Microsoft is about to announce a suite of products allowing users to access their data anytime from any device, internetnews.com has learned.
The updates, as well as a scaled-down, free version of SQL Server called SQL Everywhere for mobile devices, are part of a new product roadmap the company is rolling out today.
The free version is slated to be available during the second half of the year and is part of a strategy that it calls “Your Data, Any Place, Any Time.”
In a letter obtained by internetnews.com, Paul Flessner, senior vice president for Microsoft’s data and storage platform division, told his customers that providing these services in the cloud “is the core of our vision.”
Flessner is speaking at a customer luncheon in San Francisco today to discuss Microsoft’s perspective on the future of the data management industry.
The meeting comes at a time when Microsoft is adjusting its products in order to recognize and capitalize on shifts in computing trends, such as software on-demand, virtualization, and unified communications.
Since Microsoft released its SQL Server 2005, Visual Studio 2005, and BizTalk Server 2006 SQL Server products in November of 2005, the Redmond, Wash.-based software giant has been keen to take on Oracle and IBM for a bigger piece of the enterprise database market, where the latter two tend to dominate.
The roadmap update, as well as SQL Everywhere release, could help build more interest in Microsoft’s investments in the SQL Server platform.
Flessner’s letter outlines the new products, and is reproduced below:
We see you, our customers, requiring a data platform that can store and manage all of the different varieties of data, XML, email, time/calendar, file, document, spatial, etc. You will be able to do this with security enhanced rich services such as: search, query, analysis, sharing, and synchronization. You will be able to access this data from birth to archive and on any device. So your smart-phone will be able to work with a mega-service in the cloud. This is the core of our vision which we think of as “Your Data, Any Place, Any Time”.
We will work on this vision over the next several releases of SQL Server, which we expect to deliver on a anticipated schedule of one release approximately every 24-36 months. Our investments will be across four key themes: Continuous Availability and Automation. As we work to evolve data management from primarily manual to self-tuning, self organizing, and self maintaining, we will push on TCO, focusing on scaling up our enterprise abilities while also dramatically increasing the level of administrative automation.

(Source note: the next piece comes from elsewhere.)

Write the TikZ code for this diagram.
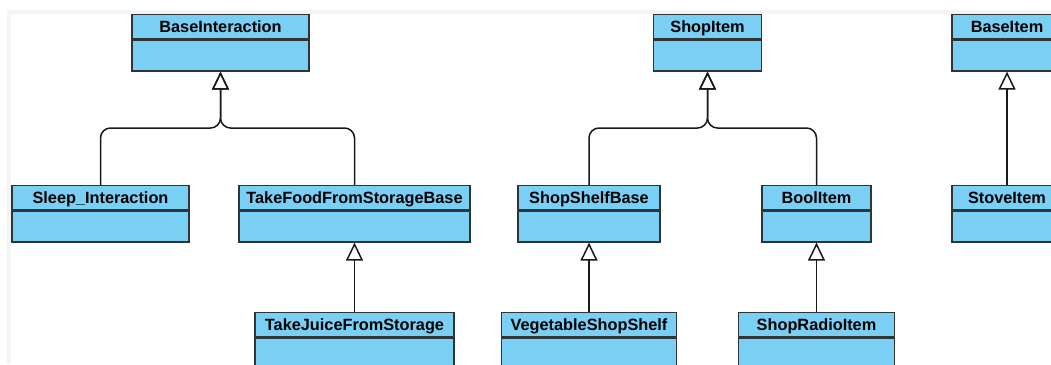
\documentclass[tikz,border=0pt]{standalone}
\usepackage{fontspec}
\setmainfont{Liberation Sans}
\usetikzlibrary{positioning, arrows.meta}

\definecolor{classfill}{HTML}{7ACFF5}
\definecolor{classline}{HTML}{2F3437}
\definecolor{framecol}{HTML}{F3F4F6}

\tikzset{
  classhead/.style={draw=classline, fill=classfill, line width=1.3pt,
    minimum height=24pt, inner sep=0pt, text height=11.7pt, text depth=0pt,
    font=\fontsize{16.3}{19}\selectfont\bfseries},
  classbody/.style={draw=classline, fill=classfill, line width=1.3pt,
    minimum height=31pt, inner sep=0pt},
  inherit/.style={draw=black!90, line width=1.5pt, rounded corners=10pt,
    -{Triangle[open, length=18pt, width=17pt]}}
}

\begin{document}
\begin{tikzpicture}[x=1pt, y=-1pt]
  \useasboundingbox (0,0) rectangle (1051,364);
  \clip (0,0) rectangle (1051,364);
  \fill[white] (0,0) rectangle (1051,364);
  \fill[framecol] (7,10) rectangle (1051,14);
  \fill[framecol] (7,10) rectangle (11,364);

  % top row
  \node[classhead, minimum width=177pt, anchor=north] (bint) at (220.5,14) {BaseInteraction};
  \node[classbody, minimum width=177pt, below=0pt of bint] (bint-b) {};
  \node[classhead, minimum width=108pt, anchor=north] (sitem) at (707.5,14) {ShopItem};
  \node[classbody, minimum width=108pt, below=0pt of sitem] (sitem-b) {};
  \node[classhead, minimum width=110pt, anchor=north] (bitem) at (1007,14) {BaseItem};
  \node[classbody, minimum width=110pt, below=0pt of bitem] (bitem-b) {};

  % middle row
  \node[classhead, minimum width=177pt, anchor=north] (sleep) at (100.5,185) {Sleep\_Interaction};
  \node[classbody, minimum width=177pt, below=0pt of sleep] (sleep-b) {};
  \node[classhead, minimum width=231pt, anchor=north] (food) at (354.5,185) {TakeFoodFromStorageBase};
  \node[classbody, minimum width=231pt, below=0pt of food] (food-b) {};
  \node[classhead, minimum width=142pt, anchor=north] (shelf) at (589,185) {ShopShelfBase};
  \node[classbody, minimum width=142pt, below=0pt of shelf] (shelf-b) {};
  \node[classhead, minimum width=109pt, anchor=north] (bool) at (816.5,185) {BoolItem};
  \node[classbody, minimum width=109pt, below=0pt of bool] (bool-b) {};
  \node[classhead, minimum width=110pt, anchor=north] (stove) at (1007,185) {StoveItem};
  \node[classbody, minimum width=110pt, below=0pt of stove] (stove-b) {};

  % bottom row
  \node[classhead, minimum width=199pt, anchor=north] (juice) at (354.5,312) {TakeJuiceFromStorage};
  \node[classbody, minimum width=199pt, below=0pt of juice] (juice-b) {};
  \node[classhead, minimum width=175pt, anchor=north] (veg) at (589,312) {VegetableShopShelf};
  \node[classbody, minimum width=175pt, below=0pt of veg] (veg-b) {};
  \node[classhead, minimum width=156pt, anchor=north] (radio) at (816.5,312) {ShopRadioItem};
  \node[classbody, minimum width=156pt, below=0pt of radio] (radio-b) {};

  % joints where the branches meet
  \coordinate (bint-j) at (220.5,128);
  \coordinate (sitem-j) at (707.5,128);

  \draw[inherit] (sleep.north) |- (bint-j) -- (bint-b.south);
  \draw[inherit] (food.north) |- (bint-j) -- (bint-b.south);
  \draw[inherit] (shelf.north) |- (sitem-j) -- (sitem-b.south);
  \draw[inherit] (bool.north) |- (sitem-j) -- (sitem-b.south);
  \draw[inherit] (stove.north) -- (bitem-b.south);
  \draw[inherit] (juice.north) -- (food-b.south);
  \draw[inherit] (veg.north) -- (shelf-b.south);
  \draw[inherit] (radio.north) -- (bool-b.south);
\end{tikzpicture}
\end{document}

As part of our commitment in this key area, today we introduce SQL Server AlwaysOn Technologies. We know that many database applications, and specifically line of business systems, must be built to ensure zero or minimum down time, and SQL Server AlwaysOn Technologies will provide customers with a full range of options for achieving and maintaining appropriate levels of application availability. In SQL Server 2005, SQL Server AlwaysOn Technologies include database mirroring, failover clustering, database snapshots, and enhanced online operations. You can certainly expect us to invest significantly in expanding this list in upcoming releases.
Beyond Relational.
As the data your applications work with changes from “words and numbers” to “sights and sounds,” we will evolve our data platform to go beyond relational data, beyond OLAP, to truly support all of the digital data types of the future. We will strive to deliver the best platform for integrated storage, and advanced applications such as spatial data, while also making it dramatically easier for you to build data-driven applications, without needing to invest significant resources in bridging the gap between data and programming language data structures.
Dynamic Applications.
As the applications you build and use evolve from isolated and rigid to adaptive and synchronized, we will strive to provide you with the richest and most productive platform for database development, while also delivering new synchronization capabilities to enable the rapid creation of occasionally connected applications. As part of our work in this area, today I want to announce a new addition to the SQL Server family, SQL Server Everywhere Edition. This new offering for storage on clients of all types will provide a lightweight, compact, but rich subset of the capabilities found in other SQL Server editions. Beyond having rich local data management capabilities, SQL Server Everywhere Edition will also include support for seamlessly synchronizing with other SQL Server editions and provides features that promote building rich client applications that operate effectively in today’s increasingly “occasionally connected” environment. SQL Server Everywhere Edition also shares a common programming model with the other SQL Server editions, enabling developers to transfer skills and knowledge quickly and easily. We expect to ship the first CTP of SQL Server Everywhere Edition this summer, with the goal of final release before the end of this calendar year.
End-To-End Insight.
The difference between a successful business and a failed one could be the ability to act on a market trend in time, or the capacity to adjust pricing for a changing market, or maybe in the ability to listen and react to the pulse of customers, partners and employees. End-to-end Insight is all about enabling better decision making through technology to help you collect, clean, store and prepare your business data for real-time decision making. It is also about the experiences that your information workers will have when accessing, analyzing, visualizing and reporting on the data. Our goal is to help you improve your organization by delivering business insights to all your employees, leading to better, faster, and more relevant decisions.
As we face the coming data explosion, the age of the personal petabyte, of new devices, data types, and application architectures, we believe we have the right vision to meet your requirements, to help you manage Your Data, Any Place, Any Time.